— Start —
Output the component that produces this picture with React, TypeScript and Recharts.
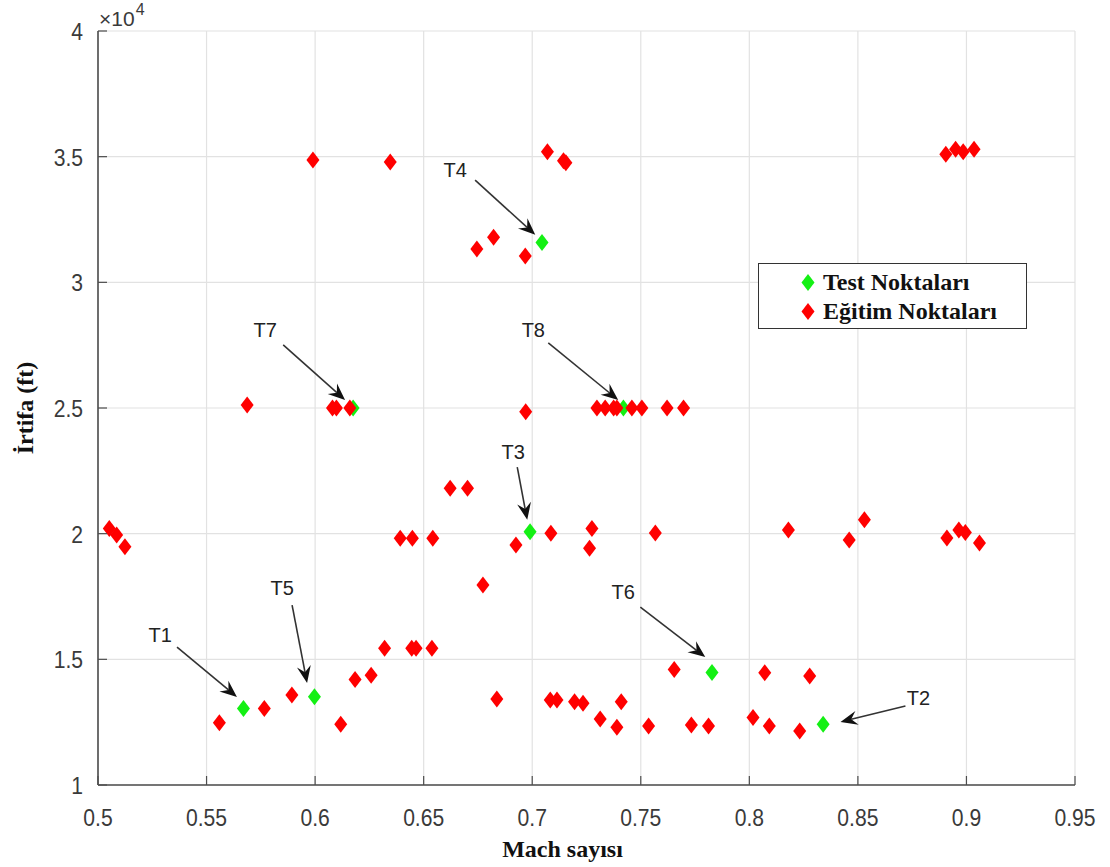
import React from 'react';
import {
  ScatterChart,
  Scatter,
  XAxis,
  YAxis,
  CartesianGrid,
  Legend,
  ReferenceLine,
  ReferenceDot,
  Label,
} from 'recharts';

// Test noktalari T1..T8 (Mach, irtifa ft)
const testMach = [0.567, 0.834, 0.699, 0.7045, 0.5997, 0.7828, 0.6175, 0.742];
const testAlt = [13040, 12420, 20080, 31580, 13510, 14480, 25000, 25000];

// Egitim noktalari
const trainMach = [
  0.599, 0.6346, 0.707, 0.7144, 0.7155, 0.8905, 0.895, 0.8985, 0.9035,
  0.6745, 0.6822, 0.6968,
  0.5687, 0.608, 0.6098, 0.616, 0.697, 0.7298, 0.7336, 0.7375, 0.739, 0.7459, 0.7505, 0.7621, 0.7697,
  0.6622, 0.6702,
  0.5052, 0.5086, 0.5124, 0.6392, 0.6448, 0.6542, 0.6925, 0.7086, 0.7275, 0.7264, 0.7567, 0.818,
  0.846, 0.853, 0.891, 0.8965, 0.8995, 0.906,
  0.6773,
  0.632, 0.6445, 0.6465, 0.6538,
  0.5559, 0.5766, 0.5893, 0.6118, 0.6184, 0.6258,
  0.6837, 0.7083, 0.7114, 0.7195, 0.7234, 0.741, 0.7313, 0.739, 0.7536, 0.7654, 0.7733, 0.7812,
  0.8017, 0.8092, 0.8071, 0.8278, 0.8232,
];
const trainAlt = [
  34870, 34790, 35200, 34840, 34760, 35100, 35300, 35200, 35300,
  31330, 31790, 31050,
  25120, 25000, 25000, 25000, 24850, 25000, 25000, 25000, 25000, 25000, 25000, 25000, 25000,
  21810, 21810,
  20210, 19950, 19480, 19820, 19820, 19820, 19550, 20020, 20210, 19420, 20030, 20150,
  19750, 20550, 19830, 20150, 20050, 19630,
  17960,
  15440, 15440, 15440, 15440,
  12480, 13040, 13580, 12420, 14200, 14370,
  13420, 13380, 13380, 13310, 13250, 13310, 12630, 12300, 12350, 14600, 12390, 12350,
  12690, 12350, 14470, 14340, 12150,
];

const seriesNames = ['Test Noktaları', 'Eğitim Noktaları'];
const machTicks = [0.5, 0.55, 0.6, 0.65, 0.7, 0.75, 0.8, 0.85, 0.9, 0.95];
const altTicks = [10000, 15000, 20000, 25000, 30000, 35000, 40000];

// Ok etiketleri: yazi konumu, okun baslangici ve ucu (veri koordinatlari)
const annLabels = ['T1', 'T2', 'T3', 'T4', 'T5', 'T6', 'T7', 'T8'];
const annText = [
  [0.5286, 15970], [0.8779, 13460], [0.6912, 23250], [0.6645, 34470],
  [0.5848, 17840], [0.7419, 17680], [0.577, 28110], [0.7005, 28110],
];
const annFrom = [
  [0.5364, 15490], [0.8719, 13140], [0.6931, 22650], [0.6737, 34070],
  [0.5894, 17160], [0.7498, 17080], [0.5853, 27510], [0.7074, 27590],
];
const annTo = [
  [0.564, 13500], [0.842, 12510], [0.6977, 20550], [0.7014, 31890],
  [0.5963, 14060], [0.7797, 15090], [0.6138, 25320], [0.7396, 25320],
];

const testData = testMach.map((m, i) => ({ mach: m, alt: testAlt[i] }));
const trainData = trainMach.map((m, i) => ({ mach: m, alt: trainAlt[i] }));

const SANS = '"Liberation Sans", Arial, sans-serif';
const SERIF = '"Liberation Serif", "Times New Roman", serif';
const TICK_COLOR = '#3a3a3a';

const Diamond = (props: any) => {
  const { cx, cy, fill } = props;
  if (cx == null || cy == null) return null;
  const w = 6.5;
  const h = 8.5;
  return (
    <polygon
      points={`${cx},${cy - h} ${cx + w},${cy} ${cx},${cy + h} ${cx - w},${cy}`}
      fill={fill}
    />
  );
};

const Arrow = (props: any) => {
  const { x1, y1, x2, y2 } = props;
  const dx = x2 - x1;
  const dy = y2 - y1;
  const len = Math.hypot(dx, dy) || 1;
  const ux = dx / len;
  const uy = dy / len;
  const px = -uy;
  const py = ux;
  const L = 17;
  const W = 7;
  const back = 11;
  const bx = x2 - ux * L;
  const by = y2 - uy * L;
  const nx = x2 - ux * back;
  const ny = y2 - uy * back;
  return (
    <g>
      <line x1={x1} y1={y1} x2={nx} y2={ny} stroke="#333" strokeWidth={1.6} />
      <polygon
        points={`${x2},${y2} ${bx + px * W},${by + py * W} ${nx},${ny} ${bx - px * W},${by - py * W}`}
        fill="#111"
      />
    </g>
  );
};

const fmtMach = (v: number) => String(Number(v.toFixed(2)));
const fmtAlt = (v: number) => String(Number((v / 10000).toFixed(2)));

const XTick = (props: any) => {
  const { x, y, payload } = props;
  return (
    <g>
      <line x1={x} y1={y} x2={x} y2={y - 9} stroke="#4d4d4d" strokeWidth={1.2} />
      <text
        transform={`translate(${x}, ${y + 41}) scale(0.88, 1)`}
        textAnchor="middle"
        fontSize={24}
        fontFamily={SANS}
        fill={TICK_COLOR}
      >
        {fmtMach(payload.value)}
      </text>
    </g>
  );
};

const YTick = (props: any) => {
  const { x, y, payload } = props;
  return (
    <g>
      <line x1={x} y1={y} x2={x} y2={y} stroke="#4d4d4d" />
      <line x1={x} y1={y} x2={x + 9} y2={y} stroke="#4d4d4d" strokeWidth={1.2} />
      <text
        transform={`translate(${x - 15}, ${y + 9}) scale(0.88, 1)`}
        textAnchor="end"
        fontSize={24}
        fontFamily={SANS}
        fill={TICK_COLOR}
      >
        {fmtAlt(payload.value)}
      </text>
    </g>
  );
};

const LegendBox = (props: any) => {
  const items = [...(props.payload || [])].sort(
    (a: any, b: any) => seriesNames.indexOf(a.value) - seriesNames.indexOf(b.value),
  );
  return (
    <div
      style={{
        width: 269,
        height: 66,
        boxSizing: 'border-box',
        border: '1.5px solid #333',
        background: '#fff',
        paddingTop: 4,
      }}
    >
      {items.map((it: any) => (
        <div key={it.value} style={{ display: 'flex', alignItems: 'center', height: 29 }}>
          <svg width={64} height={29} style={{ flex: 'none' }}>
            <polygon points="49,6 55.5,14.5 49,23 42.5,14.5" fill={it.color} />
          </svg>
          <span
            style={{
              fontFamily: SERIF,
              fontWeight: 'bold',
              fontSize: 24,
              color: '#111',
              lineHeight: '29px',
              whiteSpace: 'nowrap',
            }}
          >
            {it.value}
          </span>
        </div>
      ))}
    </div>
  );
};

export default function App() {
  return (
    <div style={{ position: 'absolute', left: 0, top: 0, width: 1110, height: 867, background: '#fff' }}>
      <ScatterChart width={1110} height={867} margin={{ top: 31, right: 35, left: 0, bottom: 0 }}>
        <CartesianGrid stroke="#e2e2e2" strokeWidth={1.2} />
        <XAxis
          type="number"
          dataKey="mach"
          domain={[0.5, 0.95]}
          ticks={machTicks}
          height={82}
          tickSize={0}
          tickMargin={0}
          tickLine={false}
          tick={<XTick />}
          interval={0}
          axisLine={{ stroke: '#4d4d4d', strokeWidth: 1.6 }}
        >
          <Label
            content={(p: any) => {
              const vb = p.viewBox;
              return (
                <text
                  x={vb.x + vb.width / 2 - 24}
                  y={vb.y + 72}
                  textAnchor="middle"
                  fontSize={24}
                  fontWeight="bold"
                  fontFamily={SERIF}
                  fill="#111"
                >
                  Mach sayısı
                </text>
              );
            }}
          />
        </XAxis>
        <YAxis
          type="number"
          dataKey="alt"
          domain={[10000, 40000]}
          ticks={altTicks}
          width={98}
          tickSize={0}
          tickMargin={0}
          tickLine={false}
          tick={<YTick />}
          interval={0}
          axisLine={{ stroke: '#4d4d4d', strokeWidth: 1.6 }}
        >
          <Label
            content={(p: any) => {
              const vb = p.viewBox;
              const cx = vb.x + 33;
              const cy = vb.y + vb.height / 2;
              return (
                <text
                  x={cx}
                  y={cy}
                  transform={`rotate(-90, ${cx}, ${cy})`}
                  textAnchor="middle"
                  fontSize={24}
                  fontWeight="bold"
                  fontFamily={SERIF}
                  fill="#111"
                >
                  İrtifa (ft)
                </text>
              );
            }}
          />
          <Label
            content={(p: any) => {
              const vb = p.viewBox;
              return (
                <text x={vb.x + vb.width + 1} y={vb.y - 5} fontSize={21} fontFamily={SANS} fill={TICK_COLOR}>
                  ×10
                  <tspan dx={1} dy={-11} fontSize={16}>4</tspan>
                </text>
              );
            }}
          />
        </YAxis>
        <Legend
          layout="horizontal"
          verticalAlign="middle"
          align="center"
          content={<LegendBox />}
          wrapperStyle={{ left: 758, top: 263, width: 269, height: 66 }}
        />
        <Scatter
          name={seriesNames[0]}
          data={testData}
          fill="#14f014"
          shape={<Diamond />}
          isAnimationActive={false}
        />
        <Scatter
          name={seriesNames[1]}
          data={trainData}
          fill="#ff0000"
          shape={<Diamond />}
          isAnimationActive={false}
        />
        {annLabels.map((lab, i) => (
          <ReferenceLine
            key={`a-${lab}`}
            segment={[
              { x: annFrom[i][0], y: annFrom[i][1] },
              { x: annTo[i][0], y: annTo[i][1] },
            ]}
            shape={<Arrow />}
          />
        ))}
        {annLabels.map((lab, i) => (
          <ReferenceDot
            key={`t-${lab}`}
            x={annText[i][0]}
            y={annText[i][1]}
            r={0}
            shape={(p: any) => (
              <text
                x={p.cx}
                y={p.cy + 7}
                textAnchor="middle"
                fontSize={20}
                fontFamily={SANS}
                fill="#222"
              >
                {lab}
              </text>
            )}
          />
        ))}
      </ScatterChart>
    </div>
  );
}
— End —
**Exercise details**
Everything from the first line to the line with "14480, 25000, 25000];" must be repeated exactly, and nothing else. Leave the pictures out.

**Answer for the task**
Output the component that produces this picture with React, TypeScript and Recharts.
import React from 'react';
import {
  ScatterChart,
  Scatter,
  XAxis,
  YAxis,
  CartesianGrid,
  Legend,
  ReferenceLine,
  ReferenceDot,
  Label,
} from 'recharts';

// Test noktalari T1..T8 (Mach, irtifa ft)
const testMach = [0.567, 0.834, 0.699, 0.7045, 0.5997, 0.7828, 0.6175, 0.742];
const testAlt = [13040, 12420, 20080, 31580, 13510, 14480, 25000, 25000];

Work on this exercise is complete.